Eurovision Song Contest 2007
Host country: Finland
Won by: Serbia - Molitva by Marija Serifovic
UK entry: Flying the Flag (For You) by Scooch
It has quickly become a rule at Eurovision that whatever type of music wins the contest one year becomes the dominant musical style the following year. So it was inevitable that following Lordi's win in 2006 for Finland with 'Hard Rock Hallelujah', the 2007 show would have its fair share of Def Leppard, McFly and T-Rex wannabes. And yet all of the rock-based entries that took part in Thursday's semi-final failed to make Saturday's Grand Final, while those that were straight through to the final failed to impress Europe's voting public either.
There were other musical styles that one would not normally associate with the contest, albeit appearing in diluted Eurovision form - Hungary collected plenty of votes for its 'Unsubstantial Blues'; not proving so popular were the Krazy Mess Groovers who brought us some Belgian jazz-funk, Roger Cicero's swing from Germany, and Dervish's traditional Celtic folk from Ireland, the latter which helped Eurovision's most successful ever country sink right to the bottom of the scoreboard for the first time.
TV critic Garry Bushell appeared to be representing Turkey (actually, it was Kenan Dogulu). Meanwhile Israel's Teapacks controversially brought the subject of nuclear war to Eurovision, but failed to make it past the semi-final. In contrast, Ireland tried returning to their Celtic roots with Dervish, but it didn't help their cause, finishing bottom of the pile. The UK also flopped badly, with Scooch's tacky pop finishing only one place higher, having only Ireland and Malta to thank for any votes.
At the other end of the scoreboard, however, it was all change from the last few years. For once 'song' triumphed over 'show', with Serbia's Marija Serifovic singing the first ballad to win the contest for many years; not only that, but also the first winning song not sung in English since the free language rule was introduced. Thankfully beaten into second place was the cross-dressing comedian Verka Serduchka, the Christopher Biggins of the Ukraine. (The other cross-dresser in the contest, Denmark's DQ, failed to even make the final).
Away from the serious business of the contest, and I don't know how it manages it, but Eurovision somehow manages to get more bizarre every year - this time none other than Santa Claus himself made a special guest appearance! This year's most cringeworthy moments, however, were brought to us by roving reporter and 'fan of Eurovision' Krisse Salminen, dressed in pink, who appeared in Helsinki's Senate Square with what appeared to be the entire population of Finland gathered behind her. She was also on hand in the green room to cheer up Scooch when they appeared to be heading for the UK's second 'nul points'.
The most commonly phrase about Eurovision these days is 'it's all political'. And it's difficult to argue with this when you look at the results of this year's contest.
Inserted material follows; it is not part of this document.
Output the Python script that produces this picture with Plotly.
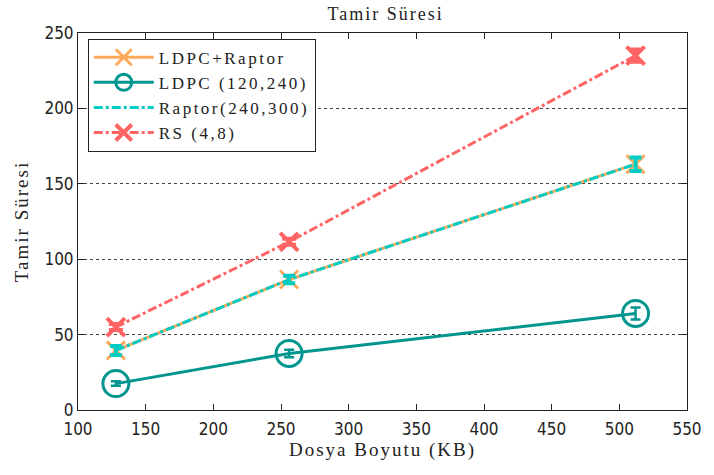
import plotly.graph_objects as go

# File sizes (KB) and repair times per coding scheme
sizes = [128, 256, 512]
ldpc_raptor = [39.5, 86.5, 163]
ldpc = [17.5, 37.5, 64]
raptor = [39.5, 86.5, 163]
rs = [55, 111.5, 235]

ldpc_err = [1.5, 2.5, 4]
raptor_err = [3, 2.5, 4.5]
rs_err = [2, 2, 4]

names = ["LDPC+Raptor", "LDPC (120,240)", "Raptor(240,300)", "RS (4,8)"]
x_ticks = [100, 150, 200, 250, 300, 350, 400, 450, 500, 550]
y_ticks = [0, 50, 100, 150, 200, 250]

orange = "#FFAA5A"
teal = "#00968F"
cyan = "#00CCC4"
salmon = "#FF6464"

serif = "Liberation Serif, DejaVu Serif, serif"
narrow = "Liberation Sans Narrow, DejaVu Sans Condensed, Liberation Sans, sans-serif"


def spaced(text, px=2):
    return f'<span style="letter-spacing:{px}px">{text}</span>'


fig = go.Figure()

fig.add_trace(go.Scatter(
    x=sizes, y=ldpc_raptor, name=spaced(names[0], 2.5), mode="lines+markers",
    line=dict(color=orange, width=3),
    marker=dict(symbol="x-thin", size=18, line=dict(color=orange, width=3)),
))

fig.add_trace(go.Scatter(
    x=sizes, y=ldpc, name=spaced(names[1], 2.5), mode="lines+markers",
    line=dict(color=teal, width=3),
    marker=dict(symbol="circle-open", size=26, color=teal, line=dict(color=teal, width=3)),
    error_y=dict(type="data", array=ldpc_err, color=teal, thickness=2.5, width=5),
))

fig.add_trace(go.Scatter(
    x=sizes, y=raptor, name=spaced(names[2], 2.5), mode="lines",
    line=dict(color=cyan, width=3, dash="dashdot"),
    error_y=dict(type="data", array=raptor_err, color=cyan, thickness=4, width=6),
))

fig.add_trace(go.Scatter(
    x=sizes, y=rs, name=spaced(names[3], 2.5), mode="lines+markers",
    line=dict(color=salmon, width=3, dash="dashdot"),
    marker=dict(symbol="x-thin", size=18, line=dict(color=salmon, width=4)),
    error_y=dict(type="data", array=rs_err, color=salmon, thickness=4, width=7),
))

fig.update_layout(
    width=714, height=475,
    margin=dict(l=78, r=17, t=33, b=65),
    paper_bgcolor="white", plot_bgcolor="white",
    title=dict(text=spaced("Tamir Süresi", 2), x=0.54, xanchor="center", y=0.985, yanchor="top",
               font=dict(family=serif, size=18, color="#222")),
    legend=dict(x=0.016, y=0.985, xanchor="left", yanchor="top",
                bgcolor="white", bordercolor="#222", borderwidth=1,
                font=dict(family=serif, size=17, color="#222"),
                tracegroupgap=0, itemwidth=60),
    showlegend=True,
)

fig.update_xaxes(
    range=[100, 550], tickvals=x_ticks, ticktext=[str(v) for v in x_ticks],
    showgrid=False, zeroline=False,
    showline=True, linecolor="#222", linewidth=1, mirror="ticks",
    ticks="inside", ticklen=6, tickcolor="#222", ticklabelstandoff=4,
    tickfont=dict(family=narrow, size=17, color="#222"),
    title=dict(text=spaced("Dosya Boyutu (KB)", 2), font=dict(family=serif, size=19, color="#222"), standoff=4),
)

fig.update_yaxes(
    range=[0, 250], tickvals=y_ticks, ticktext=[str(v) for v in y_ticks],
    showgrid=True, gridcolor="#444", griddash="dot", gridwidth=1,
    zeroline=False,
    showline=True, linecolor="#222", linewidth=1, mirror="ticks",
    ticks="inside", ticklen=6, tickcolor="#222",
    tickfont=dict(family=narrow, size=17, color="#222"),
    title=dict(text=spaced("Tamir Süresi", 2), font=dict(family=serif, size=19, color="#222"), standoff=10),
)

fig.write_html("out.html")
Eurovision 2007 was the most eastern-dominated yet, with only 8 out of the 24 competitors in the Grand Final hailing from the western side of Europe. There was booing from the audience in the Hartwall Areena at the close of Thursday's semi-final (which contained 28 entries - the greatest number yet seen at a Eurovision contest) as Denmark, Belgium, Iceland, Portugal, Austria, the Netherlands, Malta and Austria all found themselves knocked out in favour of the ever-increasing number of countries from the former Communist Bloc.
Then in the final, of the 'traditional' Eurovision countries, only Greece and Turkey could manage a placing in the top half of the table. We now faced the very real possibility that, other than the 'Big Four' of UK, France, Germany and Spain, the 2008 final could have been made up entirely of entries from the Eastern side of Europe. Eurovision has gone East - and the West are going to find it very difficult to get it back again.